Kembali kesunyian memenuhi ruang tamu ibu, tempat saya dan ibu duduk.

“Ibu, Fety pulang ke kantor dulu yah. Sudah pukul setengah dua sekarang,” pamit saya akhirnya. Saya tidak ingin perasaan bersalah semakin menghimpit diri saya.

Ya Allah, tolong lapangkan pintu rejeki ibu hari ini, hanya doa itu yang mampu saya ucapkan di tengah perjalanan ke kantor.

***

“…Barang siapa yang bertakwa kepada Allah niscaya Dia akan mengadakan baginya jalan ke luar. Dan memberinya rezeki dari arah yang tiada disangka-sangkanya. Dan barang siapa yang bertawakal kepada Allah niscaya Allah akan mencukupkan (keperluan)nya. Sesungguhnya Allah melaksanakan urusan (yang dikehendaki)Nya. Sesungguhnya Allah telah mengadakan ketentuan bagi tiap-tiap sesuatu” (QS. Ath-Thallaaq:2-3)

***

Pulang dari kantor hari itu, sekitar pukul 4 sore, saya sempatkan mampir dulu ke rumah ibu, sebelum saya menuju ke kamar saya.

“Baru pulang, Fet,” sapa ibu.

“Iya, Bu,” jawab saya pendek

“Fet, alhamdulillah, ibu bisa melunasi hutang ibu siang tadi,” cerita beliau.

Terlihat rona kegembiraan di wajah beliau. Saya tak percaya dengan cerita ibu. Sungguh, Allah memang Maha Mengetahui keperluan seluruh ummat-Nya.

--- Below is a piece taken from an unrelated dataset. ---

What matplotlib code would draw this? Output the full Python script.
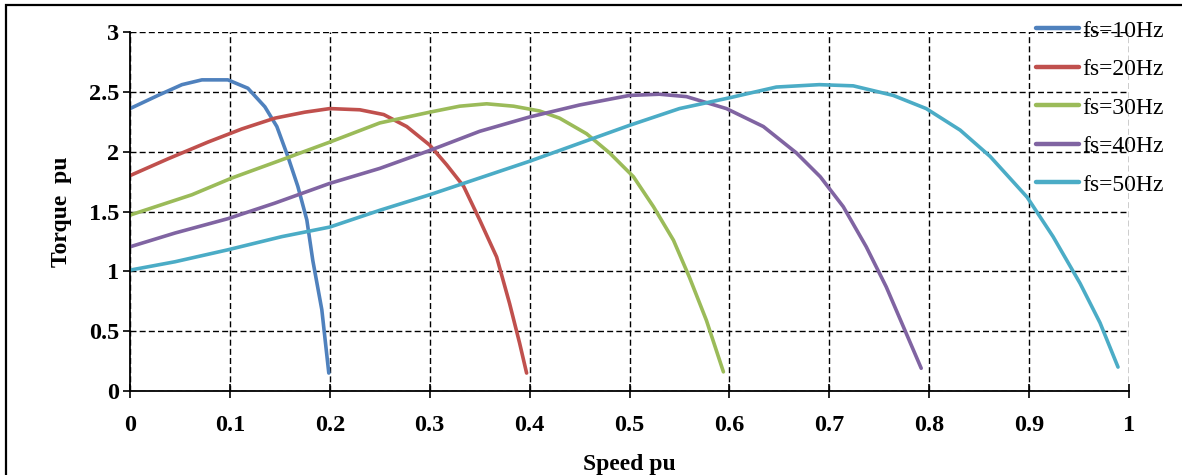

“Tadi siang, ibu lagi ngobrol dengan tetangga. Tiba-tiba, sekitar pukul dua kurang, ada dua orang perempuan lewat. Mereka sedang mencari rumah kontrakan. Ibu langsung menawarkan rumah kontrakan ibu yang di depan itu. Mereka setuju dan langsung membayar kontrakan itu untuk jangka waktu satu tahun saat itu juga. Uang itulah yang ibu gunakan untuk membayar hutang. Gak disangka-sangka yah, Fet, ternyata rejeki itu bisa datang dari mana saja. Padahal tadi ibu sudah pasrah. Ibu cuma bisa tawakal tadi siang, gak tau mau minjem ke mana” lanjut beliau bercerita dengan panjang lebar.

Saat itu, saya hanya melihat rona bahagia di wajah ibu. Beban berat yang saya lihat mengelayuti wajah ibu siang tadi seakan sirna ketika beliau bercerita sore itu.

Saya terdiam mendengar cerita ibu. Cerita tentang keajaiban pertolongan Allah SWT pada ibu. Sungguh, di dalam cerita ibu saya menemukan bukti bahwa adalah suatu kebenaran mutlak kalau Allah SWT memang Maha Rahman dan Maha Rahim pada hamba-Nya. Saya yakin sikap tawakal dan pasrah ibulah yang membuat pertolongan Allah SWT datang dengan begitu cepatnya, hanya dalam hitungan menit. Tapi Allah SWT sudah berkehandak.